By Hendrie, Edward M.
The FBI Law Enforcement Bulletin , Vol. 66, No. 3
In 1966, the U. S. Supreme Court handed down its landmark decision in Miranda v. Arizona.(1) This article reviews Miranda and discusses some important developments since that decision.
First, the article addresses the degree to which a statement taken in violation of Miranda can be used for impeachment purposes and whether evidence derived from a Miranda violation is admissible. It then looks at the extent to which Miranda applies to undercover police interrogation and whether Miranda warnings are required prior to routine booking questions. Next, the article comments on the development of the so-called "public safety" exception and whether police may continue to interrogate a suspect after he makes an equivocal request for a lawyer. Finally, it examines a statutory substitute for Miranda that has yet to receive constitutional review by the Supreme Court.
The Miranda Decision
At approximately 8:30 p.m. on November 27, 1962, a young woman left the First National Bank of Arizona after attending night classes. A male suspect robbed the woman of $8 at knife-point after forcing his way into her car.(2) Four months later, the same suspect abducted an 18-year-old girl at knife-point and, after tying her hands and feet, drove to a secluded area of the desert and raped her.(3)
On March 13, 1963, police arrested 23-year-old Ernesto Arthur Miranda as a suspect in the two crimes. Miranda had a prior arrest record for armed robbery and a juvenile record for, among other things, attempted rape, assault, and burglary. Both victims viewed corporeal lineups and identified Miranda as their attacker. The police questioned Miranda, and he confessed to both crimes. He signed a confession to the rape that included a typed paragraph explaining that the statement was made voluntarily without threats or promises of immunity and that he had full knowledge of his rights and understood that the statement could be used against him.(4)
Ultimately, the Supreme Court reversed Miranda's conviction and ordered that the confession in the rape case be suppressed. The Court ruled that "an individual held for interrogation must be clearly informed that he has the right to consult with a lawyer and have the lawyer with him during interrogation...[that he has] the right to remain silent and that anything stated can be used in evidence against him...that if he is indigent a lawyer will be appointed to represent him."(5) The Court reasoned that all custodial police interrogations are inherently coercive and could never result in a voluntary statement in the absence of a knowing, intelligent, and voluntary waiver of the rights enumerated in the Miranda warnings.
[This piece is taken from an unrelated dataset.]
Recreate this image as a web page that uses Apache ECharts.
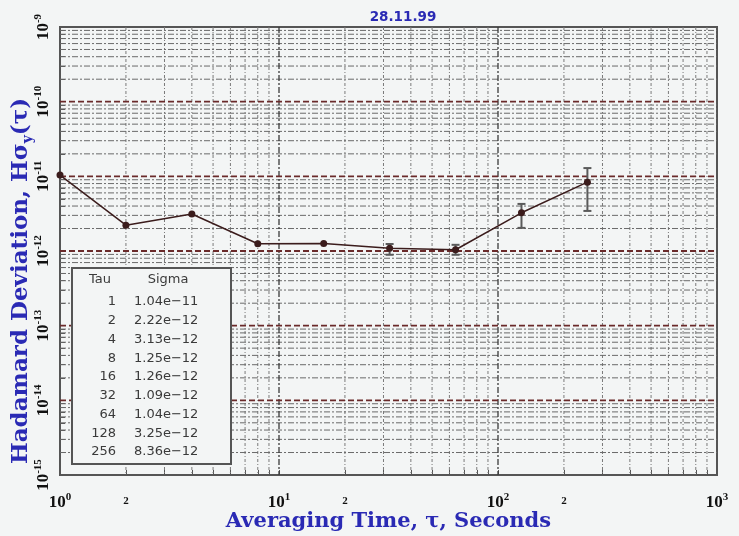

The Miranda decision was a departure from the established law in the area of police interrogation. Prior to Miranda, a confession would be suppressed only if a court determined it resulted from some actual coercion, threat, or promise. Under Miranda, the Supreme Court established an irrebuttable presumption that a statement is involuntary if it is taken during custodial interrogation without a waiver of the so-called Miranda warnings.(6) A statement taken in violation of Miranda would result in the suppression of the statement, even though the statement was otherwise voluntary and not the result of coercion of any kind. In fact, in the Miranda decision, the Supreme Court acknowledged that Ernesto Miranda was not subjected to any coercion that would render his statement involuntary in traditional terms.(7)
The Miranda requirements apply only when a suspect is both in custody and subjected to interrogation. For purposes of Miranda, "custody" is defined as an arrest or significant deprivation of freedom equivalent to an arrest.(8) "Interrogation," under Miranda, is defined as words or actions likely to elicit an incriminating response from an average suspect.(9)
If the suspect asserts the right to silence, an officer must honor the suspect's assertion and stop the interrogation. …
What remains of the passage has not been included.